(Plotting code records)
------------------------
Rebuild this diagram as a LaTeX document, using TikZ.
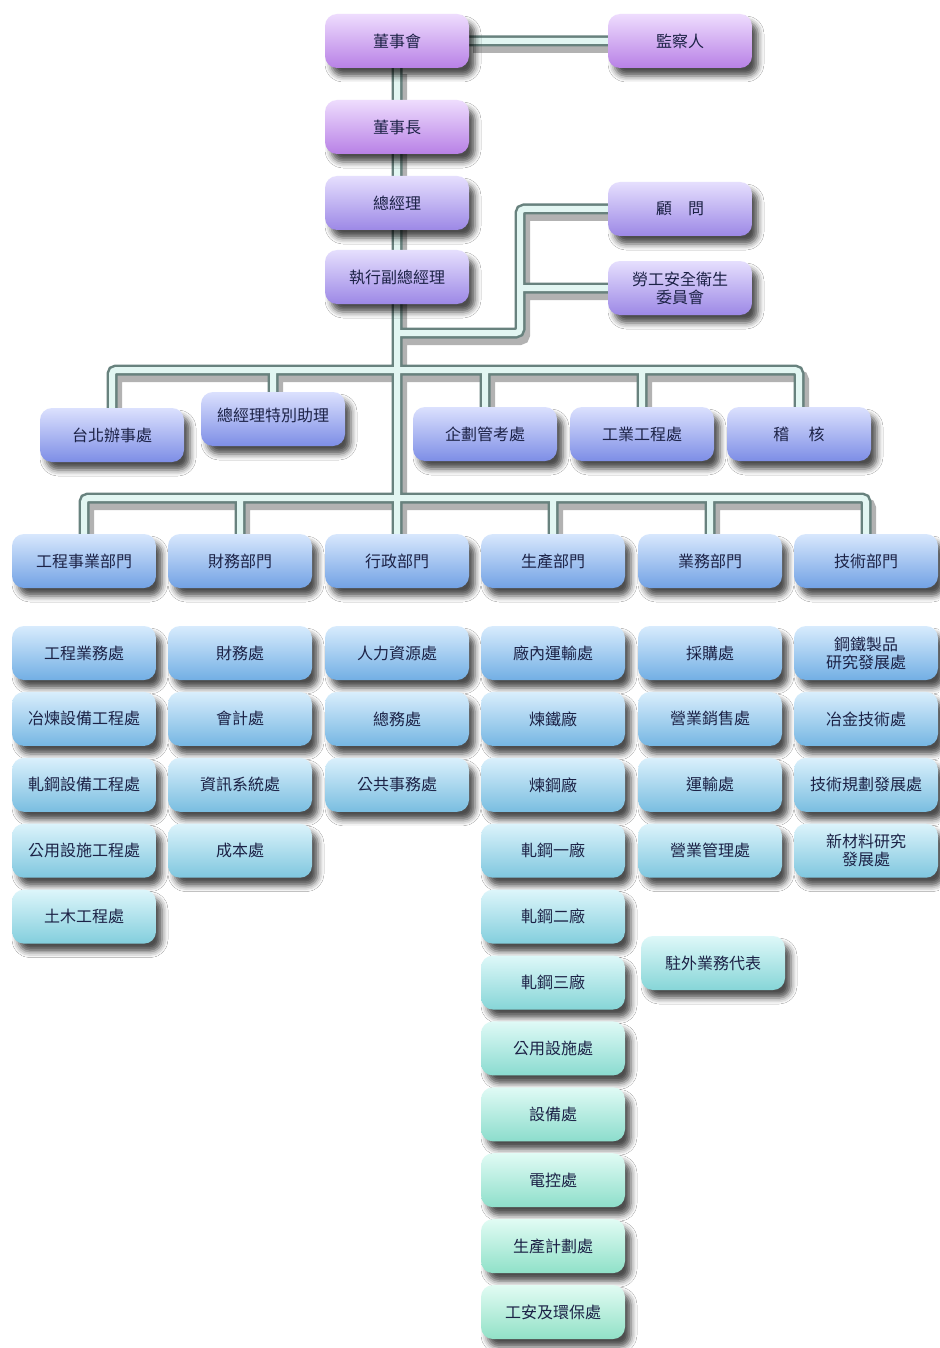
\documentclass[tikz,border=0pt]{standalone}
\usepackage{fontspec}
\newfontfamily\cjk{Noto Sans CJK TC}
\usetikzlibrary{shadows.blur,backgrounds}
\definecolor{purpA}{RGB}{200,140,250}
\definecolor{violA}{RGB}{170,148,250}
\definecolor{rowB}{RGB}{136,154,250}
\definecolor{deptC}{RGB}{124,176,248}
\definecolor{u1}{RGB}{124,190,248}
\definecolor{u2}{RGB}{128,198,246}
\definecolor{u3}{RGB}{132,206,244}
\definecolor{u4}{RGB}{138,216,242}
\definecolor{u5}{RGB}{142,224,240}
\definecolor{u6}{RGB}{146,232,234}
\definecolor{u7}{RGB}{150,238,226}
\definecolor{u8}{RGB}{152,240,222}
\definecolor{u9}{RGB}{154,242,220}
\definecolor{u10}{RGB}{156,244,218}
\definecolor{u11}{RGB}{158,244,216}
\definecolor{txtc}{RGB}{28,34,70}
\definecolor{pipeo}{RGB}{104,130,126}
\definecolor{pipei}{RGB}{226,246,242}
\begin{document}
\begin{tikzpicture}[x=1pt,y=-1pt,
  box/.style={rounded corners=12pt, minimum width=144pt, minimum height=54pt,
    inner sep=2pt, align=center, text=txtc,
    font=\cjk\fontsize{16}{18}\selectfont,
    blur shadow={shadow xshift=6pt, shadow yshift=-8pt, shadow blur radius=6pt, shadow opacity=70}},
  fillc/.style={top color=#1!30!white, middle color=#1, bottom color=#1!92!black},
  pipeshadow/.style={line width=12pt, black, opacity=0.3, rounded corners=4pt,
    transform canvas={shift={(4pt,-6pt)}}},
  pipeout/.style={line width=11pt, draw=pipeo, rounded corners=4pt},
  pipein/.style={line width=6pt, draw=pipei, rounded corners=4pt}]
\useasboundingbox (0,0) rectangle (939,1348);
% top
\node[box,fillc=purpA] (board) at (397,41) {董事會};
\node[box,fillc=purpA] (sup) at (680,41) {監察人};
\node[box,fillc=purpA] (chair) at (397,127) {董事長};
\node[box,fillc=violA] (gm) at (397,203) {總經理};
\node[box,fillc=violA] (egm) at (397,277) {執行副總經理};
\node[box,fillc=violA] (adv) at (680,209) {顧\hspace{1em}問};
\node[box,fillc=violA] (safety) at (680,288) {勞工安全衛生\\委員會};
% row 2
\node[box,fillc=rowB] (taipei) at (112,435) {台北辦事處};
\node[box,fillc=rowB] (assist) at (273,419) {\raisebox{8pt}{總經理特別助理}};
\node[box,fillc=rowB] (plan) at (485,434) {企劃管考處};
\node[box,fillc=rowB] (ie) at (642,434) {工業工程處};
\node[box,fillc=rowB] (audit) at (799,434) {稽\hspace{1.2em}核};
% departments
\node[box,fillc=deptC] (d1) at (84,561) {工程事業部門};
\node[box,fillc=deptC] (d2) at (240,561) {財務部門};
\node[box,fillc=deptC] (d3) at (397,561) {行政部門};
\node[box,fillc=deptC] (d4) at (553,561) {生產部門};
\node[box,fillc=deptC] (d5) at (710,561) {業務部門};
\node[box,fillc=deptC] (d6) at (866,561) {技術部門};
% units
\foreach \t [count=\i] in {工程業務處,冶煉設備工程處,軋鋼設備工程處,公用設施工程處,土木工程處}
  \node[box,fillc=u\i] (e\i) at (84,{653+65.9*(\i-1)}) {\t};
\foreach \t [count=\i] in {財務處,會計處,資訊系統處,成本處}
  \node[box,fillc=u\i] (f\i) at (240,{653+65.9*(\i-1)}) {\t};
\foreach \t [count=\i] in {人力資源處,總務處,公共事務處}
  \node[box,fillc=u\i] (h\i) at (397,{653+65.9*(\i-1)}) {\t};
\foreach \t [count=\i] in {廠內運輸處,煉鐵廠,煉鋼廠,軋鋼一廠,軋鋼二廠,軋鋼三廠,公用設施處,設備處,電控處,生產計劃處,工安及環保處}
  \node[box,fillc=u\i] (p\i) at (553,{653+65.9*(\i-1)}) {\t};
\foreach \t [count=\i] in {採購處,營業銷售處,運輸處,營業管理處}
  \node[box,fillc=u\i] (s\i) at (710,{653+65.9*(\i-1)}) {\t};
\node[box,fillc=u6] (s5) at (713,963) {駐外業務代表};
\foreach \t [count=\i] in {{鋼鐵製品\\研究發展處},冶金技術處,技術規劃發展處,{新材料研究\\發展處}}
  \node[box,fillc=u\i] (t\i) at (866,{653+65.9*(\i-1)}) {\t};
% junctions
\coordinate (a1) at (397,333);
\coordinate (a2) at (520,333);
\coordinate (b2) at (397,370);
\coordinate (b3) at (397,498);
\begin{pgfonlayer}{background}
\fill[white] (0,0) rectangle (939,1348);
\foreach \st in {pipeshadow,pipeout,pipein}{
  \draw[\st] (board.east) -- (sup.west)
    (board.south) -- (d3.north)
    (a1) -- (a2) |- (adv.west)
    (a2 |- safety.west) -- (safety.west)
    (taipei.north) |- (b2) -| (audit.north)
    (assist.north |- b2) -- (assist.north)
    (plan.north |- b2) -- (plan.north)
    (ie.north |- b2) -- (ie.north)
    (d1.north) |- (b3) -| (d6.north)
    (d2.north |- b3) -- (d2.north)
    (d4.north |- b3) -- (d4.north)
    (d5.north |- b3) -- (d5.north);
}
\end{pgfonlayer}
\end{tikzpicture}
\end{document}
------------------------
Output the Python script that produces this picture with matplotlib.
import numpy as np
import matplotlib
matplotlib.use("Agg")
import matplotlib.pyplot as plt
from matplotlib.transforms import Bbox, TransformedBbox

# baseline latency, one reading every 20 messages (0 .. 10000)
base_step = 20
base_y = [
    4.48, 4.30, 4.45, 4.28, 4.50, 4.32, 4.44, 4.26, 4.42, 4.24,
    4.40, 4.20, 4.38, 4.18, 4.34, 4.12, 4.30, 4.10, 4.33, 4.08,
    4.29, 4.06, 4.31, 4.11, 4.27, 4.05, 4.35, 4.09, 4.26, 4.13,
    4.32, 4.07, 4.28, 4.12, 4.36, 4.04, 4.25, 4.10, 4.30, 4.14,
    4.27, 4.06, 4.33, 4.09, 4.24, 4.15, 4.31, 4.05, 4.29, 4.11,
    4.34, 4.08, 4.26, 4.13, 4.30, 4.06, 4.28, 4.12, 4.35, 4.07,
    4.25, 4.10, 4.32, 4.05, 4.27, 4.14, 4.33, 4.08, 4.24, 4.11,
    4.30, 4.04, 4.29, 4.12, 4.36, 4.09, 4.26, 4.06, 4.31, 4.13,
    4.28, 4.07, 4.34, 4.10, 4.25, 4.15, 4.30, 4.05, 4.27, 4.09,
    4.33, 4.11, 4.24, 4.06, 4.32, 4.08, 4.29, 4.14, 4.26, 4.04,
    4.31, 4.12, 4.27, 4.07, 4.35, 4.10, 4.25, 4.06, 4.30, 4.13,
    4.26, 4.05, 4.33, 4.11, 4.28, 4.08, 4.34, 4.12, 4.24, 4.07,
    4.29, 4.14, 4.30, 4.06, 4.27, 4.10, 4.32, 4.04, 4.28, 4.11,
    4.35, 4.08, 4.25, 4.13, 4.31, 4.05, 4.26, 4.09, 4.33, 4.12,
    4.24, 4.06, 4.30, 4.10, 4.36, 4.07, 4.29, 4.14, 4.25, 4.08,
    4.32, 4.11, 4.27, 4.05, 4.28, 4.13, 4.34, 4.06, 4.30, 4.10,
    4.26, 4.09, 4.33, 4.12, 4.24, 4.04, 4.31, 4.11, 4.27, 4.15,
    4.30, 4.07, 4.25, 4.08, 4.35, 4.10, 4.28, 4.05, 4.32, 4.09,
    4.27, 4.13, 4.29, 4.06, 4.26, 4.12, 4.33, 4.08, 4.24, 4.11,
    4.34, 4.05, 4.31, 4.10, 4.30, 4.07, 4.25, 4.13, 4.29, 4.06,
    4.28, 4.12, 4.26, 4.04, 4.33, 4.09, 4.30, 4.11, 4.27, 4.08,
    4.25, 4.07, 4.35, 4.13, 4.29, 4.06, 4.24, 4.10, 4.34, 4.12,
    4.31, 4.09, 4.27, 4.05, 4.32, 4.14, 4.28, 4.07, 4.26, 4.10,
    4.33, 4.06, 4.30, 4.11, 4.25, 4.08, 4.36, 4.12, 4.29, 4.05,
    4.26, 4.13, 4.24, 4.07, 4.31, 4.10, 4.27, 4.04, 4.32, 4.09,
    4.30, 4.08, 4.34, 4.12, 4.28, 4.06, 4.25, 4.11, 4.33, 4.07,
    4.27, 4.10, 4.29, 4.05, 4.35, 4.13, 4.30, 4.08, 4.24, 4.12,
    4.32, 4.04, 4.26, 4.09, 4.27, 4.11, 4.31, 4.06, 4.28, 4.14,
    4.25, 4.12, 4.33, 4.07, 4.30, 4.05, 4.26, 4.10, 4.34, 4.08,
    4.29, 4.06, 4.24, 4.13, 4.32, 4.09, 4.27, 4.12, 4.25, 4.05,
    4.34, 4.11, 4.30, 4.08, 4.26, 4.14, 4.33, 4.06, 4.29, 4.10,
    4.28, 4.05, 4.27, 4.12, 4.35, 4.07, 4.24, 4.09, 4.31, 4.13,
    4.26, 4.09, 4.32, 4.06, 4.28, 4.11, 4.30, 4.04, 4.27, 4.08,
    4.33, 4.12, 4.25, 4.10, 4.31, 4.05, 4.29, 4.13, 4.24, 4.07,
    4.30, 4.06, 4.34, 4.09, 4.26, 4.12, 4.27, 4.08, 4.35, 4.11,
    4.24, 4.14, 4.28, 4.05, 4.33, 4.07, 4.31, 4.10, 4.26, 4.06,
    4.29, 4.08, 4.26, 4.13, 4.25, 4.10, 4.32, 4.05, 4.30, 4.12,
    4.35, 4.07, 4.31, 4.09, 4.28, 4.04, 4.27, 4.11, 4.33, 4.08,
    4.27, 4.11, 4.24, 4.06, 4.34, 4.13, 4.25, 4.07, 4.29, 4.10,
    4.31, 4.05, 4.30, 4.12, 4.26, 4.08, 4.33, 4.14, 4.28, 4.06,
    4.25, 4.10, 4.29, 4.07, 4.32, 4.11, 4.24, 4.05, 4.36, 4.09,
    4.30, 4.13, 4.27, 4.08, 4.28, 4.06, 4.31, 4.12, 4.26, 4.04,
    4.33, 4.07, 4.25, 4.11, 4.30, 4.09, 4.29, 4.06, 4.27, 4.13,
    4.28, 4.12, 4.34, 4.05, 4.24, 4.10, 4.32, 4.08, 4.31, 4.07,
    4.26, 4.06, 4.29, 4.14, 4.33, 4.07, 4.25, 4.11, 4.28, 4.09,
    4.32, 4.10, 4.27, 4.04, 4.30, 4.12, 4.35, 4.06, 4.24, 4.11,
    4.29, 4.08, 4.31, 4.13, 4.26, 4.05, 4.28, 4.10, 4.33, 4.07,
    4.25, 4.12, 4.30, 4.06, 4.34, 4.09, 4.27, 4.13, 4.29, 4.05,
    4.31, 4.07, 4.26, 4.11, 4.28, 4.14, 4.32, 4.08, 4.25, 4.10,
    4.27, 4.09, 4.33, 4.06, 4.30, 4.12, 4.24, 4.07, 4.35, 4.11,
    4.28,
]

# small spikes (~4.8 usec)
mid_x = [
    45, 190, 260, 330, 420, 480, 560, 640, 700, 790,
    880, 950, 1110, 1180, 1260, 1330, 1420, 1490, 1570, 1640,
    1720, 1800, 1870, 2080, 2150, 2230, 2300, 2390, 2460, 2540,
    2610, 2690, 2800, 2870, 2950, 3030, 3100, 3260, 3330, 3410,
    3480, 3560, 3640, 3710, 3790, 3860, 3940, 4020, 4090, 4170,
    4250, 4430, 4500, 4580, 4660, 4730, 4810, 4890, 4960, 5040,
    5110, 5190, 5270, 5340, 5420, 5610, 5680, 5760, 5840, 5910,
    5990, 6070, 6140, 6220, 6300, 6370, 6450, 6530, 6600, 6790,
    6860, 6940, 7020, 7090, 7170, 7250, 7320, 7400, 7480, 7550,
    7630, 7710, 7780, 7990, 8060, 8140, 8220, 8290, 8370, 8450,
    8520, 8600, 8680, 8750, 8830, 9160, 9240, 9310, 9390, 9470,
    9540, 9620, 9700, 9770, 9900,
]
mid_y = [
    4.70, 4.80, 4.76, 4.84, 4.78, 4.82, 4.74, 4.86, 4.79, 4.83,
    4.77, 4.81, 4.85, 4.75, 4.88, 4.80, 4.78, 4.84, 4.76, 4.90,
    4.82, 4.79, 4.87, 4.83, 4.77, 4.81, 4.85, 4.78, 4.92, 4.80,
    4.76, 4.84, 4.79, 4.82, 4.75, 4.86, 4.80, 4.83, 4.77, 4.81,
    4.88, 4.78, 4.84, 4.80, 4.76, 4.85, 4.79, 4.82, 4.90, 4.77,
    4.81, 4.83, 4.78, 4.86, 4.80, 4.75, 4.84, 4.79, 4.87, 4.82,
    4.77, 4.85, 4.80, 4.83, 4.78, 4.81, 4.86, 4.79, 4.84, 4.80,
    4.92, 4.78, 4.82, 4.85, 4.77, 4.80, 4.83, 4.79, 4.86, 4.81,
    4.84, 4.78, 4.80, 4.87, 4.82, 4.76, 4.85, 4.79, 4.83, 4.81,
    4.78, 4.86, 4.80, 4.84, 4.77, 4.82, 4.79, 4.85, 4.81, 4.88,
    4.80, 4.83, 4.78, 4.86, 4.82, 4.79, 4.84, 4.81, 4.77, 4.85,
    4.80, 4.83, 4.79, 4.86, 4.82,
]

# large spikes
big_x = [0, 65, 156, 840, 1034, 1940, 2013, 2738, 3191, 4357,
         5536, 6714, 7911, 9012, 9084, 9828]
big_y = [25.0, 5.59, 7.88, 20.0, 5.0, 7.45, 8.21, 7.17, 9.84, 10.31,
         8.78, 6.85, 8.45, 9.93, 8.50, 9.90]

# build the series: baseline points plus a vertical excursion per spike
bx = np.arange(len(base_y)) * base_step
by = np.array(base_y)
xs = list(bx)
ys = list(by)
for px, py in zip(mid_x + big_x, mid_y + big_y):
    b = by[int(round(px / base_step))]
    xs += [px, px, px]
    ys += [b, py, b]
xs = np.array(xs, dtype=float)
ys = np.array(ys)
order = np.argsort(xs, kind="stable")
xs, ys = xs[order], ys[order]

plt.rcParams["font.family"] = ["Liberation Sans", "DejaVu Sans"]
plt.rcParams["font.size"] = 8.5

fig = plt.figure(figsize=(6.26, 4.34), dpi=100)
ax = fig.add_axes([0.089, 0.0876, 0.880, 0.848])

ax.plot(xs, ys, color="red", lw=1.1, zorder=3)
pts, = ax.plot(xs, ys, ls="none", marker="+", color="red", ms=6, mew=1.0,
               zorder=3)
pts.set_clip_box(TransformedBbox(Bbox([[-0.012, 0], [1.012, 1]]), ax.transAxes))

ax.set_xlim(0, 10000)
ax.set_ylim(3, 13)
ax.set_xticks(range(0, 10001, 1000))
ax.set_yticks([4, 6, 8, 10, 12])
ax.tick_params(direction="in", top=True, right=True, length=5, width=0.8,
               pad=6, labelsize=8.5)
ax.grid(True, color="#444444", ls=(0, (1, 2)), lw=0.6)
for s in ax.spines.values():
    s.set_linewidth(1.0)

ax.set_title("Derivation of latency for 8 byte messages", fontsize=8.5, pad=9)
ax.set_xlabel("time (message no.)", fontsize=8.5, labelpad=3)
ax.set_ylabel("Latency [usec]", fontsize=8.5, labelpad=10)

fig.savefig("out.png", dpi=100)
------------------------
WHAT NEEDS TO BE DONE
Your task is to give again the lines from the one containing "Output the Python" to the one containing "from matplotlib.transforms import", both lines included, exactly and without anything added.

WORKED SOLUTION
Output the Python script that produces this picture with matplotlib.
import numpy as np
import matplotlib
matplotlib.use("Agg")
import matplotlib.pyplot as plt
from matplotlib.transforms import Bbox, TransformedBbox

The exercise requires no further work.